Print only the lines from the top of the data through the line with "months = list(range(92))", both included, skipping every picture.

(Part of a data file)
<<<<

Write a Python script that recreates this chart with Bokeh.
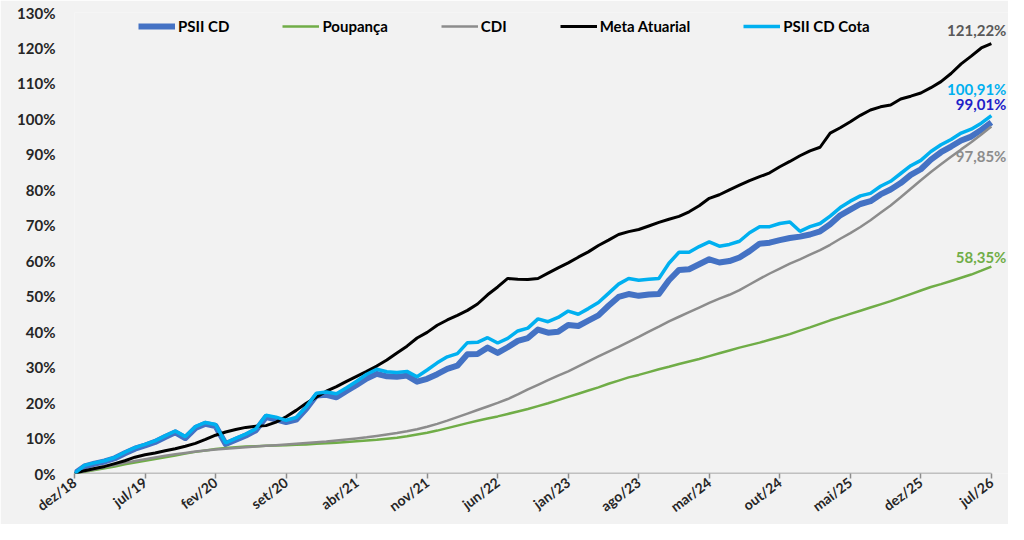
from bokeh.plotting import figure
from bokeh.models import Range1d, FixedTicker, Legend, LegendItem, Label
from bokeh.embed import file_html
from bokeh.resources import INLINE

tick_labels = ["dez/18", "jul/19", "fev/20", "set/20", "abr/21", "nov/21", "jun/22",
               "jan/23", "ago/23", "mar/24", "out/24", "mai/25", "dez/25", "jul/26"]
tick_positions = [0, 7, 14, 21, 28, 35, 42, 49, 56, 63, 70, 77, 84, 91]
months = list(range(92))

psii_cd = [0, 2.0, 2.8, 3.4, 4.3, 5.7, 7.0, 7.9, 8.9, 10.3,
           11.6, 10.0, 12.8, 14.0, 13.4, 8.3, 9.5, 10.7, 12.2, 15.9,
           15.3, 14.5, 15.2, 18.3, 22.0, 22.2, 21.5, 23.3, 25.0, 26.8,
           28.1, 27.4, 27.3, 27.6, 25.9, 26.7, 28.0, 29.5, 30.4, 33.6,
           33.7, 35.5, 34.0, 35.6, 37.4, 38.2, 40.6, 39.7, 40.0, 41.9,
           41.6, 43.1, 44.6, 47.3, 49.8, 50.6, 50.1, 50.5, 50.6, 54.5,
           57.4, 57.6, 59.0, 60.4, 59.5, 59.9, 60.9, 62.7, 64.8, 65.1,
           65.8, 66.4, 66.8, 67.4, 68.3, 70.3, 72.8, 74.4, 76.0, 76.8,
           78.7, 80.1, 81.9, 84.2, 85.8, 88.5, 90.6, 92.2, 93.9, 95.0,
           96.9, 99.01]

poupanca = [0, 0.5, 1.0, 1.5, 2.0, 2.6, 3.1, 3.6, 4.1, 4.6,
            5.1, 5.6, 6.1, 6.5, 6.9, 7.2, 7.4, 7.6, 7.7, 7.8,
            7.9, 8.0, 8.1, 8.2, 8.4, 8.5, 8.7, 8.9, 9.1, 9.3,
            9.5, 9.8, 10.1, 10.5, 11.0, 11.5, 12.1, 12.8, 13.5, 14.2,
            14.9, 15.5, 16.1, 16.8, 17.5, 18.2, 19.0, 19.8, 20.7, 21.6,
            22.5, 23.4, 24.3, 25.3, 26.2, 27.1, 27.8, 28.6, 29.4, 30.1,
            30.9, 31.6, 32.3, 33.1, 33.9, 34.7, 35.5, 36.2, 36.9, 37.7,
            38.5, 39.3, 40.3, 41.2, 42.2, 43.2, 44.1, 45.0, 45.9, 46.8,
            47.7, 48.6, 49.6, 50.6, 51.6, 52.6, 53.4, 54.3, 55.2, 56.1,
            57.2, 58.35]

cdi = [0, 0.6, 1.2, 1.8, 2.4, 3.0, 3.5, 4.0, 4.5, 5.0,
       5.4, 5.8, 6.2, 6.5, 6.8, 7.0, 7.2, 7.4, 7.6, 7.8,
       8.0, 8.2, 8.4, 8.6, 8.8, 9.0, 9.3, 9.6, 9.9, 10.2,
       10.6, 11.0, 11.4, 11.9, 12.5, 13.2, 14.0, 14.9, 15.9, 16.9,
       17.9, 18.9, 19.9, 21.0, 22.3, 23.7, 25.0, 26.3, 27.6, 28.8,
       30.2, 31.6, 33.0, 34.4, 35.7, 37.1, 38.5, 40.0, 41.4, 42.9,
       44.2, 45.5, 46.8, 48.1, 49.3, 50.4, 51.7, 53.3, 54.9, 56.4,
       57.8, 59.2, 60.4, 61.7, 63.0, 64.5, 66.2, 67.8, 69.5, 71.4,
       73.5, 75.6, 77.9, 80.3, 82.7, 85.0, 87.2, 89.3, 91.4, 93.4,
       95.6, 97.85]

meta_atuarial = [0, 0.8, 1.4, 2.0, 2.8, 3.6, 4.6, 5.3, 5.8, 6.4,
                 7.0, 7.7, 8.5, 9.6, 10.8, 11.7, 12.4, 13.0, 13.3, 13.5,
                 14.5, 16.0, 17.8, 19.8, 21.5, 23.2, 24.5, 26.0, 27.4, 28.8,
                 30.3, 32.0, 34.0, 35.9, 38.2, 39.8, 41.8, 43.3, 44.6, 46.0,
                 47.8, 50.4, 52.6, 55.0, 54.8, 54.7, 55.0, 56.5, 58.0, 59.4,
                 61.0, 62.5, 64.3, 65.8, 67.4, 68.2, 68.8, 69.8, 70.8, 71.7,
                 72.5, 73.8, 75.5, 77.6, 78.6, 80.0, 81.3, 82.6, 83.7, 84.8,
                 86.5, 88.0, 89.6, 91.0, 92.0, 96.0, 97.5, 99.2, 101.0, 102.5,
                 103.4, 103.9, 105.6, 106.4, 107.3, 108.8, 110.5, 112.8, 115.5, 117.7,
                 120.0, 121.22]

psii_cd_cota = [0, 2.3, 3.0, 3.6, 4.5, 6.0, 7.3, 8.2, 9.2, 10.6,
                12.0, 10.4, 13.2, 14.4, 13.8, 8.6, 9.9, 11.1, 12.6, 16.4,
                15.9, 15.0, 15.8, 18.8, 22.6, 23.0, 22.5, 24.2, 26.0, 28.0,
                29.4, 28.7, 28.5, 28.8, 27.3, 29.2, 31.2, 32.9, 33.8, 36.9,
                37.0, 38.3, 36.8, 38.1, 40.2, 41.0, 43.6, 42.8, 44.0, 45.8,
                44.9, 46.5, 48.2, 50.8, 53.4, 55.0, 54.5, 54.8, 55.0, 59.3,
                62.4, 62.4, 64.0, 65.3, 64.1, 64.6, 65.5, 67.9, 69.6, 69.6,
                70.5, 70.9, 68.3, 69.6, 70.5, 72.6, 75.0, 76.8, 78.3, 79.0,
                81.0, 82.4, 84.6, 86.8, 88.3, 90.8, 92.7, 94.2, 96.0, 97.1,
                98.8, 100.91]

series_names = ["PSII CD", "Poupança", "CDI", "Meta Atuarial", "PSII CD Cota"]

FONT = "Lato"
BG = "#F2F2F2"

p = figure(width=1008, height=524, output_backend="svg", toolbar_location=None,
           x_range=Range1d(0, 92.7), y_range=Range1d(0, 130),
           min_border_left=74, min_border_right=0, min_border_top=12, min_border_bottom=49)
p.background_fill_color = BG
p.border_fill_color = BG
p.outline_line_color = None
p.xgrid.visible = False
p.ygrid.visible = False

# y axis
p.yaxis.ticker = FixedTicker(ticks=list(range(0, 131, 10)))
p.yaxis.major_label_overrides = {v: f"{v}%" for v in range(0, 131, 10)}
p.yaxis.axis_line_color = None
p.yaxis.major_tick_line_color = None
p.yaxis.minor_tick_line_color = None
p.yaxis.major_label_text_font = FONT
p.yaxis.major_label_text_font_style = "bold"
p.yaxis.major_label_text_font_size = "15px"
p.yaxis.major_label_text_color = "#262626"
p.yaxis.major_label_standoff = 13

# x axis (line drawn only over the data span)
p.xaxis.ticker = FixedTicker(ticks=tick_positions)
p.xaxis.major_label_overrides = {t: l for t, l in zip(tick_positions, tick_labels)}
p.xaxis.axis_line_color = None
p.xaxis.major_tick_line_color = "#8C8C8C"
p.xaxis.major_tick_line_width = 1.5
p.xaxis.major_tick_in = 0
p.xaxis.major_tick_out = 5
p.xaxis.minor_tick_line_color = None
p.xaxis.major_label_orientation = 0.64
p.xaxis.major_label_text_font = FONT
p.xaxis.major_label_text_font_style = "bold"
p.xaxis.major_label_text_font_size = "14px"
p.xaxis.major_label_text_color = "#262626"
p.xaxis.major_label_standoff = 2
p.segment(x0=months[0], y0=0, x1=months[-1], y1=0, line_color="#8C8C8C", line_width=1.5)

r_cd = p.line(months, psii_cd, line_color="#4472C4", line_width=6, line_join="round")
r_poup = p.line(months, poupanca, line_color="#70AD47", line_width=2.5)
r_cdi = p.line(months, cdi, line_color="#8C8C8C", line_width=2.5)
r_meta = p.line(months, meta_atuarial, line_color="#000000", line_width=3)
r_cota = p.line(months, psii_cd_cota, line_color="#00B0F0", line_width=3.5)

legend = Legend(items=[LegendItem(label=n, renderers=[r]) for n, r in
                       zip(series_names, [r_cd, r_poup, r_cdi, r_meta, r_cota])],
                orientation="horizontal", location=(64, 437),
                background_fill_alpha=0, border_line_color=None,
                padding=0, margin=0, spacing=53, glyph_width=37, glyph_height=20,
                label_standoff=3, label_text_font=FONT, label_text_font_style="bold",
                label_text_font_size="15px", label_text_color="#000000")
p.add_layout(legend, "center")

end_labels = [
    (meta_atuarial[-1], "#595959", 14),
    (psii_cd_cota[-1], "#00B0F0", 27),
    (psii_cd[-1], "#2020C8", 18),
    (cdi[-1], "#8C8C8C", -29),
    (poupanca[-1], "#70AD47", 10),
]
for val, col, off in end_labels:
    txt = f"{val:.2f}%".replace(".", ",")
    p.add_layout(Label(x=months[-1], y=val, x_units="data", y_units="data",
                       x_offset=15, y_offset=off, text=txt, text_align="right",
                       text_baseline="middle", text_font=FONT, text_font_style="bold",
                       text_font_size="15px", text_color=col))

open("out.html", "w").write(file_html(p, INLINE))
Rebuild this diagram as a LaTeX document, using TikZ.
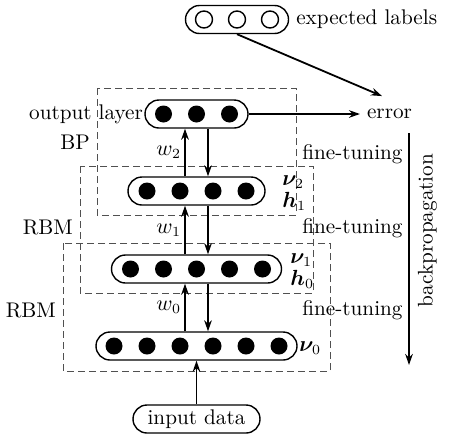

>>>>

WRITTEN RESPONSE
Write a Python script that recreates this chart with Bokeh.
from bokeh.plotting import figure
from bokeh.models import Range1d, FixedTicker, Legend, LegendItem, Label
from bokeh.embed import file_html
from bokeh.resources import INLINE

tick_labels = ["dez/18", "jul/19", "fev/20", "set/20", "abr/21", "nov/21", "jun/22",
               "jan/23", "ago/23", "mar/24", "out/24", "mai/25", "dez/25", "jul/26"]
tick_positions = [0, 7, 14, 21, 28, 35, 42, 49, 56, 63, 70, 77, 84, 91]
months = list(range(92))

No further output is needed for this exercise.